:: WRITTEN INSTRUCTION ::
Set down the material below word for word, excluding the pictures.

:: GIVEN MATERIAL ::

━━━

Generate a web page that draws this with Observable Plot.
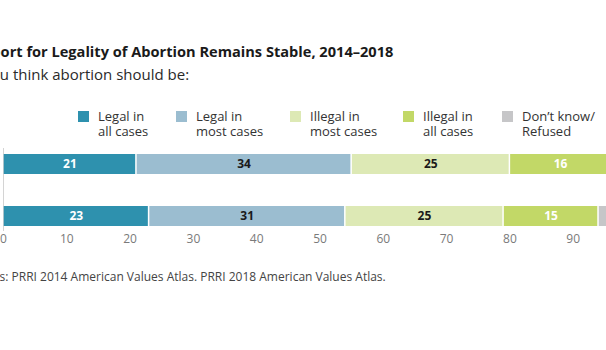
<!DOCTYPE html>
<html>
<head>
<meta charset="utf-8">
<script src="https://cdn.jsdelivr.net/npm/d3@7"></script>
<script src="https://cdn.jsdelivr.net/npm/@observablehq/plot@0.6"></script>
<style>
  html, body { margin: 0; padding: 0; background: #fff; }
  body { width: 606px; height: 350px; overflow: hidden; position: relative; font-family: "Open Sans", sans-serif; }
  .abs { position: absolute; white-space: nowrap; }
  #title { top: 41px; left: -35.5px; font-size: 14.6px; font-weight: 700; color: #1a1a1a; }
  #subtitle { top: 64px; left: -40.5px; font-size: 15px; color: #2a2a2a; }
  #legend { top: 109px; left: 0; width: 606px; height: 32px; font-size: 13px; line-height: 15px; color: #333; }
  .item { position: absolute; top: 0; display: flex; align-items: flex-start; }
  .sw { width: 11px; height: 11px; margin-top: 2px; margin-right: 9px; flex: none; }
  #source { top: 268px; left: -39px; font-size: 12px; color: #444; }
  #chart { position: absolute; top: 140px; left: 0; }
</style>
</head>
<body>
<div id="title" class="abs">Support for Legality of Abortion Remains Stable, 2014–2018</div>
<div id="subtitle" class="abs">Do you think abortion should be:</div>
<div id="legend" class="abs"></div>
<div id="chart"></div>
<div id="source" class="abs">Sources: PRRI 2014 American Values Atlas. PRRI 2018 American Values Atlas.</div>
<script>
const years = ["2014", "2018"];
const categories = ["Legal in all cases", "Legal in most cases", "Illegal in most cases", "Illegal in all cases", "Don’t know/Refused"];
const legendLines = [["Legal in", "all cases"], ["Legal in", "most cases"], ["Illegal in", "most cases"], ["Illegal in", "all cases"], ["Don’t know/", "Refused"]];
const values2014 = [21, 34, 25, 16, 4];
const values2018 = [23, 31, 25, 15, 6];
const xTicks = [0, 10, 20, 30, 40, 50, 60, 70, 80, 90, 100];
const colors = ["#2e91ae", "#9bbdd0", "#dde9b5", "#c2d867", "#c6c6c8"];
const labelColors = ["#ffffff", "#1a1a1a", "#1a1a1a", "#ffffff", "#1a1a1a"];
const legendLefts = [78, 176, 290, 403, 502];

const rows = [];
[values2014, values2018].forEach((vals, i) => {
  vals.forEach((v, j) => rows.push({year: years[i], category: categories[j], value: v, idx: j}));
});

// legend
const legend = document.getElementById("legend");
categories.forEach((c, j) => {
  const item = document.createElement("div");
  item.className = "item";
  item.style.left = legendLefts[j] + "px";
  const sw = document.createElement("div");
  sw.className = "sw";
  sw.style.background = colors[j];
  const t = document.createElement("div");
  t.innerHTML = legendLines[j].join("<br>");
  item.appendChild(sw);
  item.appendChild(t);
  legend.appendChild(item);
});

const chart = Plot.plot({
  width: 700,
  height: 116,
  marginTop: 8,
  marginBottom: 25,
  marginLeft: 3,
  marginRight: 64,
  style: {maxWidth: "none", background: "transparent", fontFamily: "Open Sans", overflow: "visible"},
  x: {domain: [0, 100], axis: null},
  y: {domain: years, paddingInner: 0.62, paddingOuter: 0.1, axis: null},
  color: {domain: categories, range: colors},
  marks: [
    Plot.ruleX([0], {stroke: "#d4d4d4", strokeWidth: 1}),
    Plot.barX(rows, Plot.stackX({x: "value", y: "year", fill: "category", insetLeft: 0.75, insetRight: 0.75})),
    Plot.text(rows, Plot.stackX({
      x: "value", y: "year", text: d => d.idx < 4 ? String(d.value) : "",
      fill: d => labelColors[d.idx], fontSize: 12, fontWeight: 700
    })),
    Plot.axisX({ticks: xTicks, tickSize: 0, tickPadding: 3, fontSize: 12, fill: "#7a7a7a", label: null})
  ]
});
document.getElementById("chart").appendChild(chart);
</script>
</body>
</html>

━━━

:: THE RESULT ::
Generate a web page that draws this with Observable Plot.
<!DOCTYPE html>
<html>
<head>
<meta charset="utf-8">
<script src="https://cdn.jsdelivr.net/npm/d3@7"></script>
<script src="https://cdn.jsdelivr.net/npm/@observablehq/plot@0.6"></script>
<style>
  html, body { margin: 0; padding: 0; background: #fff; }
  body { width: 606px; height: 350px; overflow: hidden; position: relative; font-family: "Open Sans", sans-serif; }
  .abs { position: absolute; white-space: nowrap; }
  #title { top: 41px; left: -35.5px; font-size: 14.6px; font-weight: 700; color: #1a1a1a; }
  #subtitle { top: 64px; left: -40.5px; font-size: 15px; color: #2a2a2a; }
  #legend { top: 109px; left: 0; width: 606px; height: 32px; font-size: 13px; line-height: 15px; color: #333; }
  .item { position: absolute; top: 0; display: flex; align-items: flex-start; }
  .sw { width: 11px; height: 11px; margin-top: 2px; margin-right: 9px; flex: none; }
  #source { top: 268px; left: -39px; font-size: 12px; color: #444; }
  #chart { position: absolute; top: 140px; left: 0; }
</style>
</head>
<body>
<div id="title" class="abs">Support for Legality of Abortion Remains Stable, 2014–2018</div>
<div id="subtitle" class="abs">Do you think abortion should be:</div>
<div id="legend" class="abs"></div>
<div id="chart"></div>
<div id="source" class="abs">Sources: PRRI 2014 American Values Atlas. PRRI 2018 American Values Atlas.</div>
<script>
const years = ["2014", "2018"];
const categories = ["Legal in all cases", "Legal in most cases", "Illegal in most cases", "Illegal in all cases", "Don’t know/Refused"];
const legendLines = [["Legal in", "all cases"], ["Legal in", "most cases"], ["Illegal in", "most cases"], ["Illegal in", "all cases"], ["Don’t know/", "Refused"]];
const values2014 = [21, 34, 25, 16, 4];
const values2018 = [23, 31, 25, 15, 6];
const xTicks = [0, 10, 20, 30, 40, 50, 60, 70, 80, 90, 100];
const colors = ["#2e91ae", "#9bbdd0", "#dde9b5", "#c2d867", "#c6c6c8"];
const labelColors = ["#ffffff", "#1a1a1a", "#1a1a1a", "#ffffff", "#1a1a1a"];
const legendLefts = [78, 176, 290, 403, 502];

const rows = [];
[values2014, values2018].forEach((vals, i) => {
  vals.forEach((v, j) => rows.push({year: years[i], category: categories[j], value: v, idx: j}));
});

// legend
const legend = document.getElementById("legend");
categories.forEach((c, j) => {
  const item = document.createElement("div");
  item.className = "item";
  item.style.left = legendLefts[j] + "px";
  const sw = document.createElement("div");
  sw.className = "sw";
  sw.style.background = colors[j];
  const t = document.createElement("div");
  t.innerHTML = legendLines[j].join("<br>");
  item.appendChild(sw);
  item.appendChild(t);
  legend.appendChild(item);
});

const chart = Plot.plot({
  width: 700,
  height: 116,
  marginTop: 8,
  marginBottom: 25,
  marginLeft: 3,
  marginRight: 64,
  style: {maxWidth: "none", background: "transparent", fontFamily: "Open Sans", overflow: "visible"},
  x: {domain: [0, 100], axis: null},
  y: {domain: years, paddingInner: 0.62, paddingOuter: 0.1, axis: null},
  color: {domain: categories, range: colors},
  marks: [
    Plot.ruleX([0], {stroke: "#d4d4d4", strokeWidth: 1}),
    Plot.barX(rows, Plot.stackX({x: "value", y: "year", fill: "category", insetLeft: 0.75, insetRight: 0.75})),
    Plot.text(rows, Plot.stackX({
      x: "value", y: "year", text: d => d.idx < 4 ? String(d.value) : "",
      fill: d => labelColors[d.idx], fontSize: 12, fontWeight: 700
    })),
    Plot.axisX({ticks: xTicks, tickSize: 0, tickPadding: 3, fontSize: 12, fill: "#7a7a7a", label: null})
  ]
});
document.getElementById("chart").appendChild(chart);
</script>
</body>
</html>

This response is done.